Cost and speed advantages: The algorithm operates on standard H&E-stained slides that are already prepared as part of routine diagnostic workup, requiring no additional staining or reagents. Once a slide is digitized, analysis can be completed rapidly, compared to the multi-day turnaround time for FISH testing. In resource-limited settings where FISH may not be available, this prescreening approach could help prioritize which cases most urgently need molecular testing.
Sample size constraints: The total cohort of 287 cases (245 internal, 42 external) is relatively small for a deep learning study. With only 60 MYC-positive cases in the training set and validation sets combined, the model had limited exposure to the full spectrum of MYC-rearranged morphology. The class imbalance, with MYC-positive cases representing roughly 25% of the cohort, further compounds this challenge. Larger, more balanced datasets would likely improve both sensitivity and specificity.

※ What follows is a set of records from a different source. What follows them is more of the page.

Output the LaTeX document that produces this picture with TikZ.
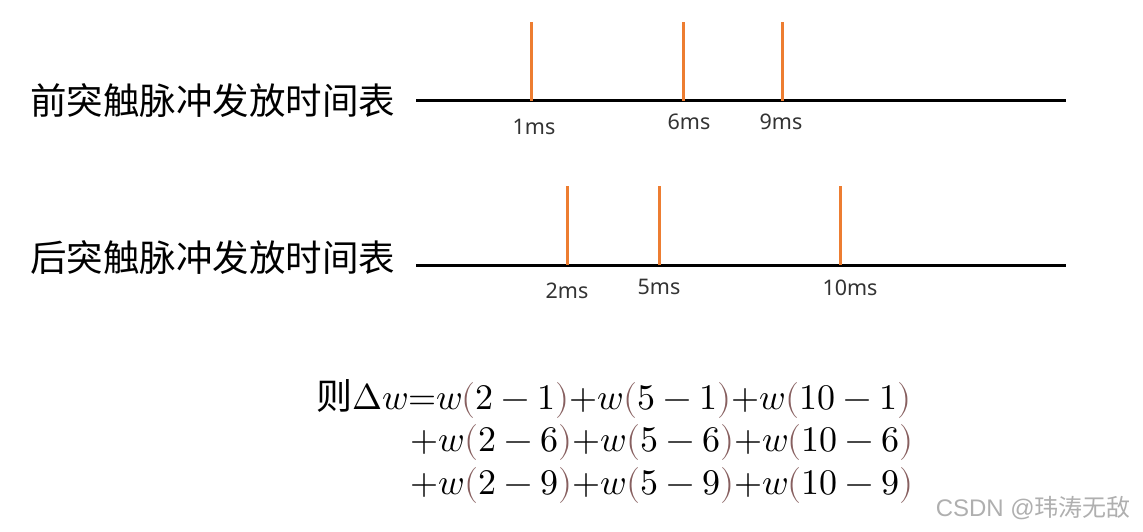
\documentclass[tikz,border=0pt]{standalone}
\usepackage{fontspec}
\usepackage{unicode-math}
\setmathfont{Latin Modern Math}
\setsansfont{Noto Sans}
\newfontfamily\cjk{Noto Sans CJK SC}
\newfontfamily\wmfont{Liberation Sans}
\definecolor{tickorange}{RGB}{237,125,49}
\definecolor{parcol}{RGB}{135,95,95}
\definecolor{wmgray}{RGB}{175,175,175}
\newcommand{\lpar}{\mathopen{\textcolor{parcol}{(}}}
\newcommand{\rpar}{\mathclose{\textcolor{parcol}{)}}}
\tikzset{
  axisline/.style={line width=3pt, black},
  spike/.style={line width=3pt, tickorange},
  mslabel/.style={font=\sffamily\fontsize{21.5}{25}\selectfont, text=black!80, inner sep=0pt},
  rowlabel/.style={font=\cjk\fontsize{36.5}{42}\selectfont, inner sep=0pt, anchor=west},
  formula/.style={font=\fontsize{36}{42}\selectfont, inner sep=0pt, anchor=base west},
}
\begin{document}
\begin{tikzpicture}[x=1pt,y=-1pt]
\useasboundingbox (0,0) rectangle (1143,532);
% row 1
\node[rowlabel] (lab1) at (30,101) {前突触脉冲发放时间表};
\coordinate (a1) at (416,101);
\coordinate (b1) at (1066,101);
\draw[axisline] (a1) -- (b1);
\coordinate (p1b) at (531,101); \coordinate (p1t) at (531,22);
\coordinate (p6b) at (683,101); \coordinate (p6t) at (683,22);
\coordinate (p9b) at (782,101); \coordinate (p9t) at (782,22);
\draw[spike] (p1b) -- (p1t);
\draw[spike] (p6b) -- (p6t);
\draw[spike] (p9b) -- (p9t);
\node[mslabel] (l1) at (534,127) {1ms};
\node[mslabel] (l6) at (689,122) {6ms};
\node[mslabel] (l9) at (781,122) {9ms};
% row 2
\node[rowlabel] (lab2) at (30,258) {后突触脉冲发放时间表};
\coordinate (a2) at (416,265);
\coordinate (b2) at (1066,265);
\draw[axisline] (a2) -- (b2);
\coordinate (q2b) at (567,265); \coordinate (q2t) at (567,186);
\coordinate (q5b) at (659,265); \coordinate (q5t) at (659,186);
\coordinate (q10b) at (840,265); \coordinate (q10t) at (840,186);
\draw[spike] (q2b) -- (q2t);
\draw[spike] (q5b) -- (q5t);
\draw[spike] (q10b) -- (q10t);
\node[mslabel] (l2) at (567,291) {2ms};
\node[mslabel] (l5) at (659,287) {5ms};
\node[mslabel] (l10) at (850,288) {10ms};
% formula
\node[formula] (f1) at (316,409) {{\cjk 则}$\Delta w{=}w\lpar 2-1\rpar{+}w\lpar 5-1\rpar{+}w\lpar 10-1\rpar$};
\node[formula] (f2) at (410,451) {$+w\lpar 2-6\rpar{+}w\lpar 5-6\rpar{+}w\lpar 10-6\rpar$};
\node[formula] (f3) at (410,494) {$+w\lpar 2-9\rpar{+}w\lpar 5-9\rpar{+}w\lpar 10-9\rpar$};
% watermark
\node[font=\wmfont\fontsize{24}{28}\selectfont, text=wmgray, inner sep=0pt, anchor=east] (wm) at (1131,508) {CSDN @{\cjk 玮涛无敌}};
\end{tikzpicture}
\end{document}
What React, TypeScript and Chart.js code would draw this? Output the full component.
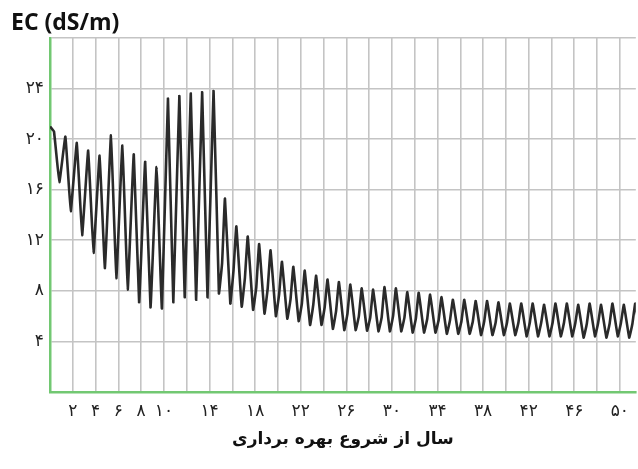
import React, { useEffect, useRef } from 'react';
import { Chart, registerables } from 'chart.js';

Chart.register(...registerables);

// EC value at the very start of the record (year 0)
const startEC = 21.0;

// Yearly peak EC values (one per year, k = 0..51)
const peakEC = [
  20.6, 20.2, 19.7, 19.1, 18.7, 20.3, 19.5, 18.8, 18.2, 17.8,
  23.2, 23.4, 23.6, 23.7, 23.8, 15.3, 13.1, 12.3, 11.7, 11.2,
  10.3, 9.9, 9.6, 9.2, 8.9, 8.7, 8.5, 8.2, 8.1, 8.3,
  8.2, 7.9, 7.85, 7.7, 7.5, 7.3, 7.3, 7.2, 7.2, 7.1,
  7.0, 7.0, 7.0, 6.9, 7.0, 7.0, 6.9, 7.0, 6.9, 7.0,
  6.9, 7.0,
];

// Yearly trough EC values (after each peak)
const troughEC = [
  16.6, 14.3, 12.4, 11.0, 9.8, 9.0, 8.1, 7.1, 6.7, 6.6,
  7.1, 7.5, 7.3, 7.5, 7.8, 7.0, 6.75, 6.5, 6.2, 6.0,
  5.8, 5.6, 5.3, 5.3, 5.0, 4.9, 4.9, 4.85, 4.8, 4.8,
  4.8, 4.7, 4.7, 4.7, 4.6, 4.6, 4.6, 4.5, 4.5, 4.5,
  4.5, 4.4, 4.4, 4.4, 4.4, 4.4, 4.3, 4.4, 4.3, 4.4,
  4.3, 4.3,
];

// Shoulder on the rising limb (visible from year 14 on)
const shoulderEC: (number | null)[] = [
  null, null, null, null, null, null, null, null, null, null,
  null, null, null, null, 10.2, 9.6, 9.0, 8.3, 8.2, 7.7,
  7.3, 7.0, 6.9, 6.7, 6.4, 6.2, 6.0, 5.9, 5.9, 6.0,
  5.9, 5.8, 5.8, 5.7, 5.7, 5.6, 5.6, 5.6, 5.5, 5.5,
  5.5, 5.5, 5.5, 5.5, 5.5, 5.5, 5.4, 5.5, 5.4, 5.5,
  5.4, null,
];

// Position of each feature inside its year
const peakOffset = 0.35;
const troughOffset = 0.82;
const shoulderOffset = 1.1;

const xGridYears = [0, 2, 4, 6, 8, 10, 12, 14, 16, 18, 20, 22, 24, 26, 28, 30, 32, 34, 36, 38, 40, 42, 44, 46, 48, 50];
const xTickYears = [2, 4, 6, 8, 10, 14, 18, 22, 26, 30, 34, 38, 42, 46, 50];
const xTickLabels = ['۲', '۴', '۶', '۸', '۱۰', '۱۴', '۱۸', '۲۲', '۲۶', '۳۰', '۳۴', '۳۸', '۴۲', '۴۶', '۵۰'];
const yTickValues = [4, 8, 12, 16, 20, 24];
const yTickLabels = ['۴', '۸', '۱۲', '۱۶', '۲۰', '۲۴'];

const yTitle = 'EC (dS/m)';
const xTitle = 'سال از شروع بهره برداری';

function buildPoints() {
  const pts: { x: number; y: number }[] = [{ x: 0, y: startEC }];
  for (let k = 0; k < peakEC.length; k++) {
    pts.push({ x: k + peakOffset, y: peakEC[k] });
    pts.push({ x: k + troughOffset, y: troughEC[k] });
    const s = shoulderEC[k];
    if (s !== null && s !== undefined) pts.push({ x: k + shoulderOffset, y: s });
  }
  return pts;
}

const yTitlePlugin = {
  id: 'yTitleTop',
  afterDraw(chart: any) {
    const ctx = chart.ctx;
    ctx.save();
    ctx.font = 'bold 23px "Open Sans"';
    ctx.fillStyle = '#111';
    ctx.textAlign = 'left';
    ctx.textBaseline = 'alphabetic';
    ctx.fillText(yTitle, 11, 30);
    ctx.restore();
  },
};

export default function App() {
  const ref = useRef<HTMLCanvasElement | null>(null);

  useEffect(() => {
    if (!ref.current) return;
    const green = '#72c872';
    const grid = '#c4c4c4';
    const chart = new Chart(ref.current, {
      type: 'line',
      data: {
        datasets: [
          {
            data: buildPoints(),
            borderColor: '#2a2a2a',
            borderWidth: 2.6,
            pointRadius: 0,
            tension: 0.08,
            fill: false,
          },
        ],
      },
      options: {
        responsive: false,
        animation: false,
        layout: { padding: { top: 38, left: 0, right: 0, bottom: 0 } },
        plugins: { legend: { display: false }, tooltip: { enabled: false }, title: { display: false } },
        scales: {
          x: {
            type: 'linear',
            min: 0,
            max: 51.4,
            afterBuildTicks: (scale: any) => {
              scale.ticks = xGridYears.map((v) => ({ value: v }));
            },
            afterFit: (scale: any) => {
              scale.height = 77;
            },
            ticks: {
              autoSkip: false,
              maxRotation: 0,
              padding: 9,
              color: '#222',
              font: { family: '"DejaVu Sans"', size: 17 },
              callback: (v: any) => {
                const i = xTickYears.indexOf(Number(v));
                return i >= 0 ? xTickLabels[i] : '';
              },
            },
            grid: { color: grid, lineWidth: 1.6, drawTicks: false },
            border: { color: green, width: 2.5 },
            title: {
              display: true,
              text: xTitle,
              color: '#111',
              font: { family: '"DejaVu Sans"', size: 17, weight: 'bold' },
              padding: { top: 4, bottom: 19 },
            },
          },
          y: {
            type: 'linear',
            min: 0,
            max: 28,
            afterFit: (scale: any) => {
              scale.width = 50;
            },
            ticks: {
              stepSize: 4,
              padding: 6,
              color: '#222',
              font: { family: '"DejaVu Sans"', size: 17 },
              callback: (v: any) => {
                const i = yTickValues.indexOf(Number(v));
                return i >= 0 ? yTickLabels[i] : '';
              },
            },
            grid: { color: grid, lineWidth: 1.6, drawTicks: false },
            border: { color: green, width: 2.5 },
          },
        },
      },
      plugins: [yTitlePlugin],
    });
    return () => chart.destroy();
  }, []);

  return (
    <div style={{ position: 'absolute', left: 0, top: 0, width: 638, height: 469, background: '#fff' }}>
      <canvas ref={ref} width={638} height={469} style={{ display: 'block' }} />
    </div>
  );
}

Moderate specificity: The specificity of approximately 0.52 means that nearly half of MYC-negative cases were falsely flagged as positive. While this is acceptable for a prescreening tool (where confirmatory FISH testing follows), it limits the cost savings and could create bottlenecks in laboratories that are already resource-constrained. The false-positive rate of 31% across the combined validation sets means that a substantial number of unnecessary FISH tests would still be ordered.

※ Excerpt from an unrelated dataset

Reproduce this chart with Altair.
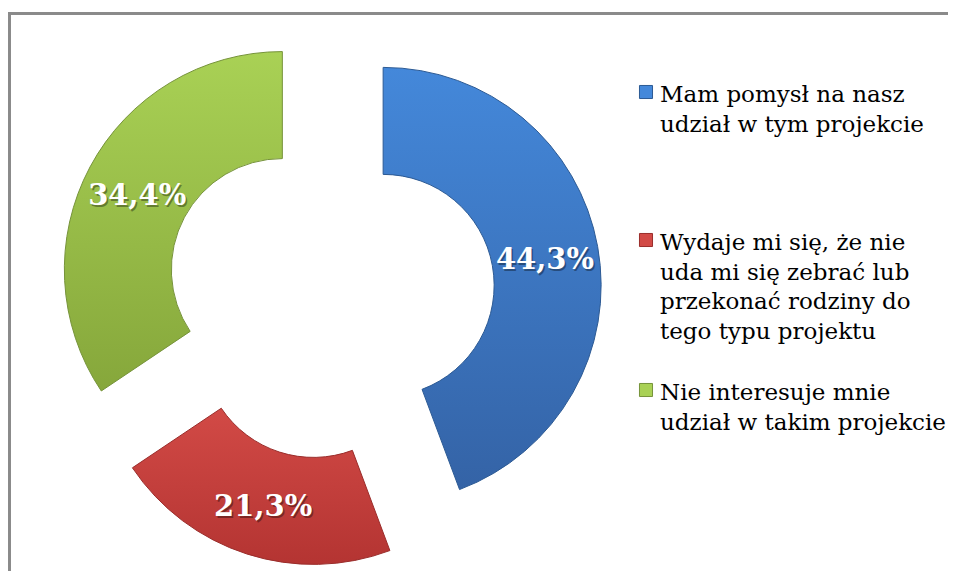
import altair as alt
import pandas as pd

# ---- data ----
categories = [
    "Mam pomysł na nasz\nudział w tym projekcie",
    "Wydaje mi się, że nie\nuda mi się zebrać lub\nprzekonać rodziny do\ntego typu projektu",
    "Nie interesuje mnie\nudział w takim projekcie",
]
values = [44.3, 21.3, 34.4]
order = [0, 1, 2]

# ---- style / layout ----
top_colors = ["#4488da", "#d24a46", "#a9d155"]
bottom_colors = ["#3463a6", "#b43432", "#86a73b"]
edge_colors = ["#2c5a94", "#9a2d2b", "#76933a"]
CX, CY = 322, 287          # pie center (px)
EXPLODE = 54               # explosion distance (px)
R_OUT, R_IN = 218, 111
LEGEND_Y = [84, 232, 382]  # legend marker centres (px)
LEGEND_X = 638
FONT = "DejaVu Serif"
W, H = 940, 563

df = pd.DataFrame({"cat": categories, "value": values, "order": order})

base = (
    alt.Chart(df)
    .transform_joinaggregate(total="sum(value)")
    .transform_window(cum="sum(value)", sort=[alt.SortField("order")], frame=[None, 0])
    .transform_calculate(
        t0="2*PI*(datum.cum - datum.value)/datum.total",
        t1="2*PI*datum.cum/datum.total",
    )
    .transform_calculate(tm="(datum.t0 + datum.t1)/2")
    .transform_calculate(
        cx=f"{CX} + {EXPLODE}*sin(datum.tm)",
        cy=f"{CY} - {EXPLODE}*cos(datum.tm)",
        lbl="replace(format(datum.value, '.1f'), '.', ',') + '%'",
        ly=f"{LEGEND_Y}[datum.order]",
    )
)

layers = []
for i, c in enumerate(categories):
    grad = alt.Gradient(
        gradient="linear", x1=0, y1=0, x2=0, y2=1,
        stops=[alt.GradientStop(offset=0, color=top_colors[i]),
               alt.GradientStop(offset=1, color=bottom_colors[i])],
    )
    arc = (
        base.transform_filter(alt.datum.order == i)
        .mark_arc(innerRadius=R_IN, outerRadius=R_OUT, fill=grad,
                  stroke=edge_colors[i], strokeWidth=1)
        .encode(
            x=alt.X("cx:Q", scale=None),
            y=alt.Y("cy:Q", scale=None),
            theta=alt.Theta("t0:Q", scale=None),
            theta2="t1:Q",
        )
    )
    layers.append(arc)

label_enc = dict(
    x=alt.X("cx:Q", scale=None),
    y=alt.Y("cy:Q", scale=None),
    theta=alt.Theta("tm:Q", scale=None),
    radius=alt.value((R_OUT + R_IN) / 2),
    text="lbl:N",
)
shadow = base.mark_text(font=FONT, fontSize=29, fontWeight="bold", color="#000000",
                        opacity=0.35, dx=1.5, dy=5.5).encode(**label_enc)
labels = base.mark_text(font=FONT, fontSize=29, fontWeight="bold",
                        color="#ffffff", dy=4).encode(**label_enc)

color_scale = alt.Scale(domain=categories, range=top_colors)
leg_sq = base.mark_square(size=170, opacity=1, strokeWidth=1).encode(
    x=alt.value(LEGEND_X),
    y=alt.Y("ly:Q", scale=None),
    fill=alt.Color("cat:N", scale=color_scale, legend=None),
    stroke=alt.Stroke("cat:N", scale=alt.Scale(domain=categories, range=edge_colors), legend=None),
)
leg_txt = base.mark_text(font=FONT, fontSize=23, align="left", baseline="alphabetic",
                         lineBreak="\n", lineHeight=29.5, dx=14, dy=10,
                         color="#000000").encode(
    x=alt.value(LEGEND_X),
    y=alt.Y("ly:Q", scale=None),
    text="cat:N",
)

frame_top = alt.Chart(df).mark_rule(color="#8a8a8a", strokeWidth=2.5).encode(
    x=alt.value(0), x2=alt.value(W), y=alt.value(5.5)
)
frame_left = alt.Chart(df).mark_rule(color="#8a8a8a", strokeWidth=2.5).encode(
    x=alt.value(1.5), y=alt.value(4.5), y2=alt.value(H)
)

chart = (
    alt.layer(frame_top, frame_left, *layers, shadow, labels, leg_sq, leg_txt)
    .properties(width=W, height=H, autosize=alt.AutoSizeParams(type="none"), padding=0)
    .configure_view(stroke=None)
)

chart.save("out.html", embed_options={"renderer": "svg", "actions": False})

Incomplete EBV and molecular data: EBV status was not available for all cases, preventing a thorough analysis of EBV's effect on algorithm performance. Similarly, the study did not explore whether the algorithm's predictions correlated with specific molecular subtypes beyond the GC/non-GC distinction. In 31 cases, morphological classification was impossible due to tissue quality issues (crush artifacts, poor fixation), highlighting the real-world variability in pathology specimens that any clinical-grade algorithm must handle.
Single-scanner digitization: All slides were digitized using a single scanner model (Pannoramic 250 Flash II at 20x magnification). Scanner-to-scanner variability in color reproduction, resolution, and compression can affect deep learning model performance. Validation on slides digitized with different scanners would be necessary before broader clinical deployment.
This study represents the first proof-of-principle that a conventional H&E slide of DLBCL contains morphologic information sufficient to predict the presence of genetic changes. The authors highlight that larger studies will be necessary to improve both sensitivity and specificity, and to investigate whether DLBCL with different molecular backgrounds, as defined by recent genomic classification efforts, can also be detected from morphology alone.
Beyond MYC detection: The ultimate clinical ambition is to train algorithms that can predict a DLBCL patient's response to a specific treatment regimen without any knowledge of the tumor's molecular background. If H&E morphology alone proves insufficient for this task, combining morphological features with clinical data (patient age, stage, performance status) or other biological markers could create more powerful multimodal prediction models.
Scaling and validation needs: Achieving clinical-grade performance will require training on substantially larger and more diverse datasets, including cases from multiple countries and scanner platforms. Prospective validation studies, where the algorithm is tested in real-time clinical workflows alongside standard FISH testing, would be needed to confirm that prescreening does not compromise diagnostic accuracy in practice. Integration with digital pathology platforms already being adopted in many hospitals could accelerate clinical translation.